A single six-sided die gives each number a 1/6 (16.67%) chance. Simple enough. But when you roll two dice, the probabilities of the sums are not equal at all. There is only one way to roll a 2 (1+1) but six ways to roll a 7 (1+6, 2+5, 3+4, 4+3, 5+2, 6+1). This makes 7 the most likely sum at 16.67%, while 2 and 12 each have only a 2.78% chance.

This probability distribution is why 7 is such an important number in craps (a casino dice game) and why the board game Catan places resources on numbers with varying probabilities, with 6 and 8 being the most valuable non-seven numbers. Understanding these probabilities gives you a genuine strategic advantage in any game involving two dice.

For tabletop RPG players rolling a 20-sided die (d20), each number has an equal 5% chance. The chance of rolling 15 or higher (a common "difficult" threshold) is 30%. Rolling a natural 20 (critical hit) has a 5% chance per roll, meaning in a typical combat encounter with 4-5 attack rolls, there is roughly a 19-23% chance of at least one critical hit.

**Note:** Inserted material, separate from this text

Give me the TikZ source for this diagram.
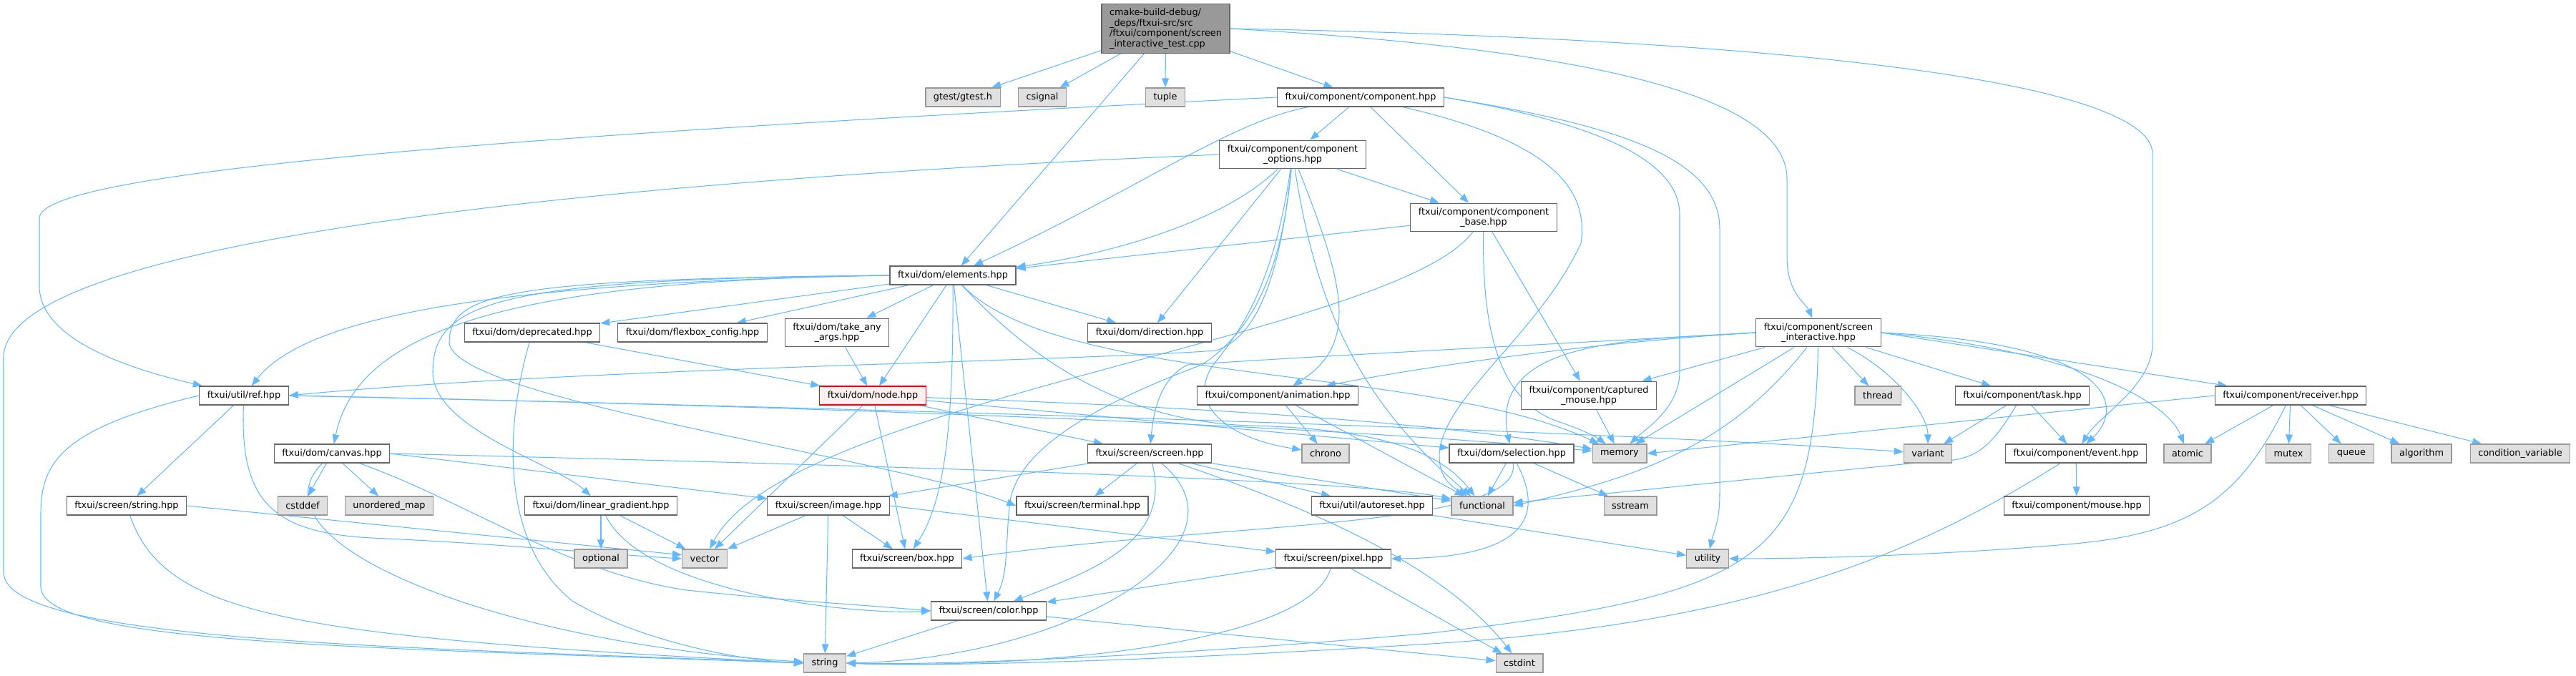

Research in decision science suggests that using randomness (like flipping a coin) for difficult decisions can actually lead to better outcomes, but not for the reason you think. A study by economist Steven Levitt found that people who used a coin flip to help make a major life decision (quitting a job, ending a relationship, moving cities) reported being significantly happier six months later, regardless of the outcome.

The theory is that the coin flip does not make the decision for you; it reveals your true preference. When the coin lands on "quit your job" and you feel relieved, you know quitting is what you wanted. When it lands on "stay" and you feel disappointed, you also know. The coin is a tool for self-discovery, not decision-making.

Randomness is also useful for breaking analysis paralysis. Cannot decide between two restaurants? Flip a coin. Stuck choosing between two equally qualified candidates? Use a random picker. When options are genuinely equal, the cost of deliberating exceeds the benefit of choosing "correctly." Making a fast random choice and committing to it is often better than agonizing for hours over an inconsequential decision.